Extremes of structural causal models
Sebastian Engelke, Nicola Gnecco, Frank Röttger
TL;DR
This work develops a theory of extremes for structural causal models, showing that tail behavior is captured by a multivariate Pareto distribution on an extremal DAG $G_e$, a subgraph of the original causal graph $G$. It introduces directed extremal graphical models and proves Markov properties for the tail limit, connecting extremal SCMs to tail graphical structures. Two structure-learning approaches are proposed—extremal PC and extremal pruning—each leveraging an extremal conditional independence test to recover $G_e$ from data, with consistency results and a river network application. The framework enables causal inference and extrapolation in the distributional tail, revealing when causal links vanish under extremal interventions and providing practical tools for tail-based causal discovery.
Abstract
The behavior of extreme observations is well-understood for time series or spatial data, but little is known if the data generating process is a structural causal model (SCM). We study the behavior of extremes in this model class, both for the observational distribution and under extremal interventions. We show that under suitable regularity conditions on the structure functions, the extremal behavior is described by a multivariate Pareto distribution, which can be represented as a new SCM on an extremal graph.

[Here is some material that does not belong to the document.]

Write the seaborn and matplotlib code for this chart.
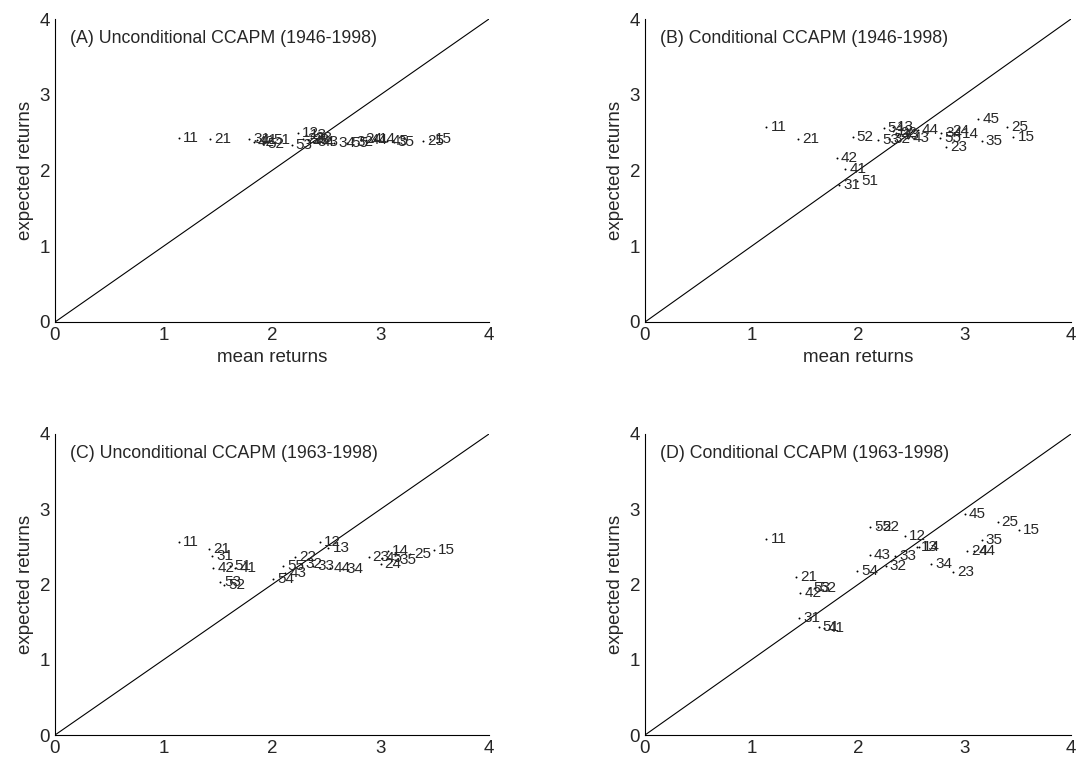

Importantly, the latter is a sub-graph of the graph in the original SCM, which means that causal links can disappear in the tails. We further introduce a directed version of extremal graphical models and show that an extremal SCM satisfies the corresponding Markov properties. Based on a new test of extremal conditional independence, we propose two algorithms for learning the extremal causal structure from data. The first is an extremal version of the PC-algorithm, and the second is a pruning algorithm that removes edges from the original graph to consistently recover the extremal graph. The methods are illustrated on river data with known causal ground truth.